なお,全文は日医ホームページに掲載してある.
IV. 医師会の目標達成能力の強化 |
一,医師会の理念・目標の徹底
医師会は公益社団法人として,国民に良質な医療を提供するための政策提言集団であり,救急医療を含む各種の地域医療活動を展開する学術専門団体であるが,その理念や目標は,国民はもとより,非会員医師のみならず,一般会員にさえ正確に浸透しているとはかぎらない.
医師会が正しく認識されるためには,医師会の行おうとしていること,行っていることを正確に理解させることを,あらゆる広報活動を通じて徹底する必要がある.
従来の広報活動の他に各種の広報手段を通じ,医師会を分かりやすいものにすることも重要である.
二,医師と医療の質の向上
医療の高度化・専門分化が著しく進展するなか,国民の医療への期待は高まる一方であり,いっそうの医療の質の向上と効率化が望まれている.そのためには,まず,教育・研修の充実が重要である.
卒前教育も,チュートリアル教育システムやクリニカル・クラークシップが主流になりつつあり,卒直後の臨床研修も,幅広い医療に対応できる能力やEBMの修得,さらには保険医療にも精通し,地域医療にも貢献できるような生涯教育へと繋げる必要がある.
また,最も重要なことは,患者の人権尊重であり,医の倫理の昂揚である.患者の意思を尊重し,納得の得られる医療が求められるが,そのためには,徹底した診療情報の提供とインフォームド・コンセントの確立が重要であり,十分な診療時間の確保など,診療報酬上の配慮が不可欠である.
医の原点である救急医療の充実が求められるが,まずは,救急医療を提供するための人材養成が急務であり,また,救急医の専門性の確立と専門各科とのすみ分けが今後の解決の課題である.過酷な労働環境への配慮も必要であり,救急医療については,医師会の直接間接の強力な支援が求められる.

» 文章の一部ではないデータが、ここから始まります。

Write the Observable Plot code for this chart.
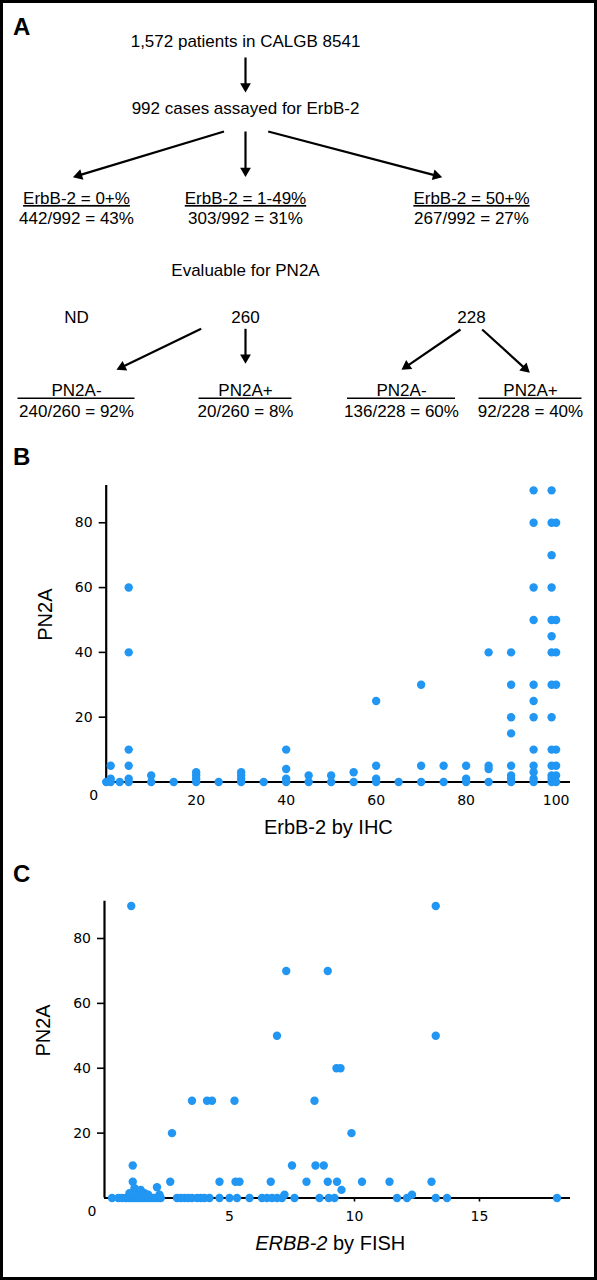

また,医療事故を予防し,安全な医療を実践するためには,リスク・マネジメントの導入,確立が不可欠であり,そのための啓発活動や医療現場における意識改革とともに,正確な情報に基づく事故予防システムの構築と安全対策マニュアルの作製と徹底が重要となる.
これら医療における種々の問題を解決するためにも,また,より質の高い医療サービス提供のためにも,従来の医療提供体制の単なる延長ではない,新しい観点からの医療提供体制へと変革する必要がある.
勤務医は,医療制度等の変化に対して,もっと関心を高め,これら制度のあり方について,医師会を通して主張していくべきである.